Metamorphoses 10.238-297
This famous painting by Jean-Leon Gerome depicts the climax of Ovid's story of the sculptor Pygmalion and his creation. Here are some detailed questions about this story, which has inspired numerous artists and playwrights (note the theatrical masks in the corner of this painting):
- Who is the actual narrator of this story, and how does the narrator's own situation affect his attitude? Who are the Propoetides? What does sanguis induruit oris (line 241) mean, and how does it prefigure what happens to them? What is the effect of parvo discrimine (line 242)?
- How does the story of these women affect Pygmalion? What does offensus vitiis, quae plurima menti / feminae natura dedit (lines 244-45) mean? How does Pygmalion try to counteract these vitia through his art? Analyze the artistic way that Ovid uses words to evoke the sculptural artistry of Pygmalion in lines 247-49. What is notable about the beauty that he gives his creation (see this
statue of Aphrodite from Melos that many observers have said the same thing about)?

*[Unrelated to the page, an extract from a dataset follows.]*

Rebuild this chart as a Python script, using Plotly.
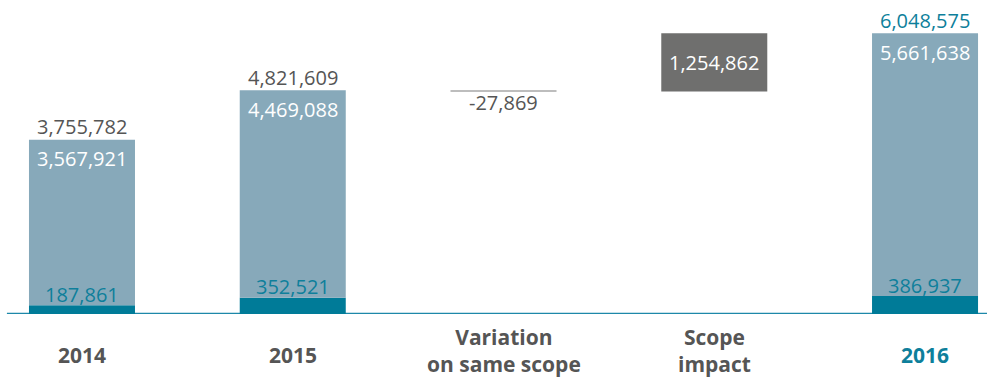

- How does Ovid describe the statue in lines 250-51? What does ars adeo latet arte sua (line 252) mean, and why do many critics apply this phrase to Ovid's own work? What metaphor emphasizes the statue's effect upon its creator (line 253)?
- In lines 254-269, Ovid uses an excessive amount of description to characterize the excessive nature of Pygmalion's treatment of the statue; what are some of the lines that convey this best? Does this strike you as rather obsessive (not to say weird) behavior? Some Roman statues, however, were given jewelry, as this
bronze statuette of Venus shows.
- What happens next? Analyze lines 274-276 to show how the meter, the sound patterns, and pauses, mirror the attitude of Pygmalion as he makes his prayer to Venus. How does Venus signal her acceptance of his wish?

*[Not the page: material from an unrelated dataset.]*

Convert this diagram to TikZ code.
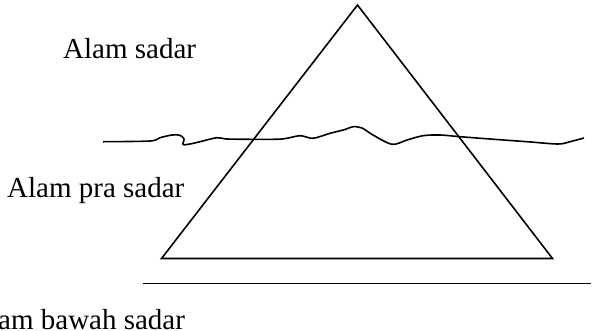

- Ovid brilliantly conveys the gradual metamorphosis of the statue into a woman in lines 280-289. Point out some of the ways that he does this, referring to the Latin (note especially the prominence of the u-sound in lines 286-88).
This illustration from a seventeenth-century German edition of Ovid does not begin to visualize the sensual scene that Ovid evokes through his words (Gerome's painting above does a better job).
- How does Ovid refer to the newly made woman in lines 292-94 (do we, for example, ever know her name)? Does she perfectly fulfill the purpose for which he originally created her (note especially the effect of the verb erubuit in line 293)? How does Ovid quickly wrap up the story in lines 295-97? Do you see any analogies with the modern film The Stepford Wives?